If your wall is stepped, measure each step separately. If the topography is uneven, take measurements every 6 to 10 feet and average them. It is also smart to note special details in your project notes, such as outside corners, inside corners, posts, cap returns, and planter transitions. Those details often increase cuts and labor even if the face-feet number stays the same.

Measurement checklist

  1. Confirm total wall length or divide into sections.
  2. Measure exposed height, not buried depth.
  3. Record curves, corners, and tiered sections separately.
  4. Check product coverage specifications before ordering units.
  5. Add a realistic waste percentage based on design complexity.

When you need more than a simple calculator

There is a point where a face-feet estimate stops being enough. Taller walls, walls supporting driveways, walls near property lines, and walls with steep slopes behind them can involve significant structural considerations. Water pressure from inadequate drainage is a major source of retaining wall distress. Likewise, poor compaction can undermine performance. If your project is substantial or regulated, consult local code officials, manufacturer details, and a qualified engineer or experienced wall installer.

Public and academic resources can help you understand the bigger picture. The Federal Highway Administration publishes technical information relevant to earth retention systems. The USDA Natural Resources Conservation Service offers soil and land management resources that can support site understanding. University engineering programs often publish educational material on geotechnical behavior, slope stability, and drainage concepts. These resources are valuable when your wall moves beyond a simple landscape feature.

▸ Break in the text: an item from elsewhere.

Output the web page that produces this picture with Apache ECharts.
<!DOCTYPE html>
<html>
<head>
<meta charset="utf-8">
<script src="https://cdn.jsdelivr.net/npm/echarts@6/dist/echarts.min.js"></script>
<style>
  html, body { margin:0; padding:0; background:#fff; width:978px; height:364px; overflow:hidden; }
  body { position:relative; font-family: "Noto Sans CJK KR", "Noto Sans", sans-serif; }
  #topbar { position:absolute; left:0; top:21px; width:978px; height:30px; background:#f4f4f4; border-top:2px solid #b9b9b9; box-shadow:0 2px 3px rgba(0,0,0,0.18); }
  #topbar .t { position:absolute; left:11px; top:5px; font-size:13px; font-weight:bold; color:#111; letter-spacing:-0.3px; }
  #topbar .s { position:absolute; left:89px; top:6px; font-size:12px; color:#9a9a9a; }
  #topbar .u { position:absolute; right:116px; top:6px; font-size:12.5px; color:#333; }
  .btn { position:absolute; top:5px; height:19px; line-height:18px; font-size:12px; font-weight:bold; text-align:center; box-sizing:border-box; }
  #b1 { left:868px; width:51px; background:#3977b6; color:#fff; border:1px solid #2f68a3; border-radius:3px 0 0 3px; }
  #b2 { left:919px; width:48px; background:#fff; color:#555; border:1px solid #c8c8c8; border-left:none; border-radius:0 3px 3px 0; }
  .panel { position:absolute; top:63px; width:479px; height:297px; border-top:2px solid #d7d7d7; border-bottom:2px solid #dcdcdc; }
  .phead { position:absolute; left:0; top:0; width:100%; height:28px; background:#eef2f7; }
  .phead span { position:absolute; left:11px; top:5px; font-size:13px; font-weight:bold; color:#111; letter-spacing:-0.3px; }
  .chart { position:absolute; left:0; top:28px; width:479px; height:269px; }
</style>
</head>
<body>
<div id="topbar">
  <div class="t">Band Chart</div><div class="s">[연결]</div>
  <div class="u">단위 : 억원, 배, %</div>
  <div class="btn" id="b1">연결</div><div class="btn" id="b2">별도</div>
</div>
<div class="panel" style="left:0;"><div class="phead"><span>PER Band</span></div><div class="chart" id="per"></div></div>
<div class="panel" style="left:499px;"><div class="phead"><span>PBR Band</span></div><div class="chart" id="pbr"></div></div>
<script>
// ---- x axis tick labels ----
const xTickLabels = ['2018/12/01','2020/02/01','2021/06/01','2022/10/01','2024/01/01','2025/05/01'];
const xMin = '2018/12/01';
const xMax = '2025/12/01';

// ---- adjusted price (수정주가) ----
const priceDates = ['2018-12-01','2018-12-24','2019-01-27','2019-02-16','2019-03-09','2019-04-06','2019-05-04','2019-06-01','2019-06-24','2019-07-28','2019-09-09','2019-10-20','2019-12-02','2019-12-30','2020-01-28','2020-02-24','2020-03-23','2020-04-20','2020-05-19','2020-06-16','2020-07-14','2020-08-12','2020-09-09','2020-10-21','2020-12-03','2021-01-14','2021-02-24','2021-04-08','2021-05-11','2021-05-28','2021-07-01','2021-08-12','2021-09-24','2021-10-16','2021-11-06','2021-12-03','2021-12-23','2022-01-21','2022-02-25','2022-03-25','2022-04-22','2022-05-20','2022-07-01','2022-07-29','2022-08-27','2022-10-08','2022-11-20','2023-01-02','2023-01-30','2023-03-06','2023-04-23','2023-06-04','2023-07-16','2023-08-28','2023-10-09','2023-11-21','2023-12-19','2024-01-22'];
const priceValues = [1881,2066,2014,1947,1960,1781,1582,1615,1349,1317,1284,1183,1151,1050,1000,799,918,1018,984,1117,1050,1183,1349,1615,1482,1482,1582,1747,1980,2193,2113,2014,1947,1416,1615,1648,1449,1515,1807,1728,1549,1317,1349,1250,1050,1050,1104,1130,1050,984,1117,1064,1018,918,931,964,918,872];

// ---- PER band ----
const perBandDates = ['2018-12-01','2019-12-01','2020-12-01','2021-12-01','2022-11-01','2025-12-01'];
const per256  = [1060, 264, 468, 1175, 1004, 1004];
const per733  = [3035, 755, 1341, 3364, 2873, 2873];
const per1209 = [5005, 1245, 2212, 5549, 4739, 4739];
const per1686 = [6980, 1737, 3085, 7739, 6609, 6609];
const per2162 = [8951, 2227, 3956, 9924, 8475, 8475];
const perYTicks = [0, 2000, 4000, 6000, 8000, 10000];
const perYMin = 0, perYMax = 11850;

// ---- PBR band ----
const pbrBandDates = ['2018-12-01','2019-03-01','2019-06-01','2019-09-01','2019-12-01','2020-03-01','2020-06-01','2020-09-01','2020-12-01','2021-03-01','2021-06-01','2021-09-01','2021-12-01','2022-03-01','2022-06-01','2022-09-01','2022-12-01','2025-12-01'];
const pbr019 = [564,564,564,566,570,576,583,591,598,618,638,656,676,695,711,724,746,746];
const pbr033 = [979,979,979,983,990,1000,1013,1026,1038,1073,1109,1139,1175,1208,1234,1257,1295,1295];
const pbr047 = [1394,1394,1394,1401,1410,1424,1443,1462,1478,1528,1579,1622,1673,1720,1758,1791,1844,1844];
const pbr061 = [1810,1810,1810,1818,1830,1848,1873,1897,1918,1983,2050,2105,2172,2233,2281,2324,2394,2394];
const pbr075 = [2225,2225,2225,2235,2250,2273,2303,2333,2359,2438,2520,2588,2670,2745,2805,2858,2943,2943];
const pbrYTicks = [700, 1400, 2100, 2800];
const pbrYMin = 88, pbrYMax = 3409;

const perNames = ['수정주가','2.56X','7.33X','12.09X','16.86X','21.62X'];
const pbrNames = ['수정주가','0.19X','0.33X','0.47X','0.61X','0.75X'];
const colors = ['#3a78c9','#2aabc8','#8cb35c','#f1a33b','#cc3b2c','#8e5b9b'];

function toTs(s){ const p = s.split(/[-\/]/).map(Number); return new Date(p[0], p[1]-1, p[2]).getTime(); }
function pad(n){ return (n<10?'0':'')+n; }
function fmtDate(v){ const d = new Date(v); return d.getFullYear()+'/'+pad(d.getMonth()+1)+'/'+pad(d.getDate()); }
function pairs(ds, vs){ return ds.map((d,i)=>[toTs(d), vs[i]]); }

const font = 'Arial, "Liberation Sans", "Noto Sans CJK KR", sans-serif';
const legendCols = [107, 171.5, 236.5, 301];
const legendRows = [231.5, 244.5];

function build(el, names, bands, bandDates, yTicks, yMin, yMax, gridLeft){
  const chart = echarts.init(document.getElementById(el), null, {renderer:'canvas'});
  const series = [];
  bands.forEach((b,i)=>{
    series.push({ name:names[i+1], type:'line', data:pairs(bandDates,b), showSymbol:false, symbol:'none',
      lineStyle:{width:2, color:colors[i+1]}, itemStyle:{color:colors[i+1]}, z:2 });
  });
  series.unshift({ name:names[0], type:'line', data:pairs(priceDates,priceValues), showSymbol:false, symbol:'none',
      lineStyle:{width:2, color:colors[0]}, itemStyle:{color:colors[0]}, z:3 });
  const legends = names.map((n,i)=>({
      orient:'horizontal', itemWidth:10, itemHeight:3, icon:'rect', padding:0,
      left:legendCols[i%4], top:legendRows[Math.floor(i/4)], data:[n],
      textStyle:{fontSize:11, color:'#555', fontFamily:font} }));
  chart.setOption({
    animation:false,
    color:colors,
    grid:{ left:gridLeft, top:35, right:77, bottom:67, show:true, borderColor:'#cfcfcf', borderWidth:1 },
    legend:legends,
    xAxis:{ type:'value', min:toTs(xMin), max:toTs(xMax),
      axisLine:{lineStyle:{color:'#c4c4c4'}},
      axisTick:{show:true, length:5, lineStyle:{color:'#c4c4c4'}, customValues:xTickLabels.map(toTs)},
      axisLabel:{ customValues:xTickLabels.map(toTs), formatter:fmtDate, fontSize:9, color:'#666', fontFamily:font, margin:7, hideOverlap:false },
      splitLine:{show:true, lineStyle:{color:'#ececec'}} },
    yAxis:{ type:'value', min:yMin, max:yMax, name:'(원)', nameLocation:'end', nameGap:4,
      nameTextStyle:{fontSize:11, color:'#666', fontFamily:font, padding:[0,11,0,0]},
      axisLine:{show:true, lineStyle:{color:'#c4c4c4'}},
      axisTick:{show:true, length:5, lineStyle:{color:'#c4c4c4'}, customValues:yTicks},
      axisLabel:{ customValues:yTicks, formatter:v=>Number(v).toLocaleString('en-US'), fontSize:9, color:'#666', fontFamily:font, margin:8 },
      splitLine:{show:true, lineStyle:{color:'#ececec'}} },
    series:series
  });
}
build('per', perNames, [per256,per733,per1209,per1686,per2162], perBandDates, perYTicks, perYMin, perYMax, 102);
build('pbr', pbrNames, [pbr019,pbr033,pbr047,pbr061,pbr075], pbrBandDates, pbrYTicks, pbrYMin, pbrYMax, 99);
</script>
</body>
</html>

How contractors use face-feet estimates

Professional estimators often begin with face square footage because it allows fast benchmarking. For example, if two wall options are being compared, such as a segmental concrete system versus natural stone veneer on structural concrete, face area becomes a common denominator. Contractors then layer in excavation difficulty, haul-off, base stone, drainage stone, reinforcement, caps, access constraints, crew productivity, and equipment needs.

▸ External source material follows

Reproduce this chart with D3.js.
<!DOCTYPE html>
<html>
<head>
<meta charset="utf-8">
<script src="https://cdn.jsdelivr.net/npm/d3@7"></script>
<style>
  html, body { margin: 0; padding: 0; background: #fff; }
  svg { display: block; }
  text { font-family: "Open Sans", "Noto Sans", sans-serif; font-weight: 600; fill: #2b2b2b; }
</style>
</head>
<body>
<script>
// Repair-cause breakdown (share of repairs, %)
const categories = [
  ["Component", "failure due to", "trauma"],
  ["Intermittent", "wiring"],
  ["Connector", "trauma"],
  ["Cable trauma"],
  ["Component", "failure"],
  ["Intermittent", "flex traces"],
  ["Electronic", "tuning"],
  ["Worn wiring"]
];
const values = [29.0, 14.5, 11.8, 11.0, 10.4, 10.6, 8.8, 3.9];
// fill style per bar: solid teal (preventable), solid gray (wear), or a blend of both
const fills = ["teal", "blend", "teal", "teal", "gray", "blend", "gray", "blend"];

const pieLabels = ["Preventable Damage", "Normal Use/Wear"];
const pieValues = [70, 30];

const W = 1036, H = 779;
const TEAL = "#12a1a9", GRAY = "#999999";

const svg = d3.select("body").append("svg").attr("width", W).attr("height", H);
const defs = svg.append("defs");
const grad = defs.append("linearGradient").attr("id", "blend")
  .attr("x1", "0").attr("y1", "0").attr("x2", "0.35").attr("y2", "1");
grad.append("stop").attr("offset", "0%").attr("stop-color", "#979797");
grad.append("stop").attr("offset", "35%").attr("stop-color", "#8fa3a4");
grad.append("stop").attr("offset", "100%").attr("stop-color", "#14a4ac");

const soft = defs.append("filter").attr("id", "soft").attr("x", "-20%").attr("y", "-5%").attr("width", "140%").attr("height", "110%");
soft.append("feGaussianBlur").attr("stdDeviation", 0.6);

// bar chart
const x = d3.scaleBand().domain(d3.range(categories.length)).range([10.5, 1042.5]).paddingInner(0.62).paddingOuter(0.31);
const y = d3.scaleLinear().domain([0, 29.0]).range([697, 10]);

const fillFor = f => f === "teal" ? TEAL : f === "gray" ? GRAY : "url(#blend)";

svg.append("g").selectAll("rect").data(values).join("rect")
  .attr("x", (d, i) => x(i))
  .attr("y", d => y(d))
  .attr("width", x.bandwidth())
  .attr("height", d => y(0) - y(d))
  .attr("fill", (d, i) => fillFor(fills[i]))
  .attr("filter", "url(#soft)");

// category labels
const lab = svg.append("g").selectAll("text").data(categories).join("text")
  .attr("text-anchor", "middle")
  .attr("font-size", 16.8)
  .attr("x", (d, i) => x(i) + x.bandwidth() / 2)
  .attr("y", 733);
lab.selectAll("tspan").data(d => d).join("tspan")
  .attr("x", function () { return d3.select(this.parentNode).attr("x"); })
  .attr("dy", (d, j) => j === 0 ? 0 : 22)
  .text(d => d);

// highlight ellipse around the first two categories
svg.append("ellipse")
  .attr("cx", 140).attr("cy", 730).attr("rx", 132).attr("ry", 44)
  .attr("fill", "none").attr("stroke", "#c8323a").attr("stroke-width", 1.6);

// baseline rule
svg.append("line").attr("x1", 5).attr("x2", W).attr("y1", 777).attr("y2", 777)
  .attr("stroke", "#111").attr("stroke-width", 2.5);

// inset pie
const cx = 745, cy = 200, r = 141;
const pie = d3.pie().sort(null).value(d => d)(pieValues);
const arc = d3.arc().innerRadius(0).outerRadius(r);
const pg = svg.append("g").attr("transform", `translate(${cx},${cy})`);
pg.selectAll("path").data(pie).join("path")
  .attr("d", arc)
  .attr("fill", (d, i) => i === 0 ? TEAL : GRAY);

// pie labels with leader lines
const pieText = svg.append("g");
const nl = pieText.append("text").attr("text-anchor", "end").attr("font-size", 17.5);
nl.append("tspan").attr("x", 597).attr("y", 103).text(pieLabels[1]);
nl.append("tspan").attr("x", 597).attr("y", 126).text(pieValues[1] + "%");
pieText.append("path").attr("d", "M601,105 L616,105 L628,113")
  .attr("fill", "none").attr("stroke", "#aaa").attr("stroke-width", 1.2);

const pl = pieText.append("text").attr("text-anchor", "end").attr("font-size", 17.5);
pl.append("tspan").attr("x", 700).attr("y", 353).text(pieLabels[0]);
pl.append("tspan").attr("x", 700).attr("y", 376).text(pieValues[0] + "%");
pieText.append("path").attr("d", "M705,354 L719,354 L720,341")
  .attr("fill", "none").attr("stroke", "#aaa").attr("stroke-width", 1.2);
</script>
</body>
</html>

This means your calculator result should be treated as an informed starting point, not a final contract quantity. Still, it is extremely useful. If your estimate shows 240 square feet of wall face and a supplier tells you a block covers 1 square foot each, you immediately know your order will likely be somewhere above 240 units after accounting for waste. That gives you confidence in early budgeting and helps you ask better questions.

Common mistakes to avoid

  • Using total wall length but only one height reading on a sloped site.
  • Forgetting to account for curved walls and corners.
  • Confusing visible wall face area with excavation quantity.
  • Ignoring drainage and base material requirements.
  • Ordering exact unit counts with no waste allowance.
  • Assuming every block covers exactly 1 square foot without checking specifications.

Final takeaway

A retaining wall face feet calculator is one of the fastest and most useful tools for preliminary wall planning. By converting wall length and average height into square feet, you create a reliable baseline for comparing designs, estimating block quantities, and discussing project scope with suppliers or installers. For straightforward residential projects, that single number can dramatically improve budgeting accuracy. For more advanced walls, it still serves as the first step in a broader estimating and engineering process.

Use the calculator above to estimate your retaining wall face area, then review your wall type, coverage rate, and waste factor carefully. If the project is tall, load-bearing, or located on a challenging site, combine this estimate with site-specific guidance from manufacturers, local building requirements, and qualified professionals. That approach will give you the best balance of speed, cost awareness, and long-term wall performance.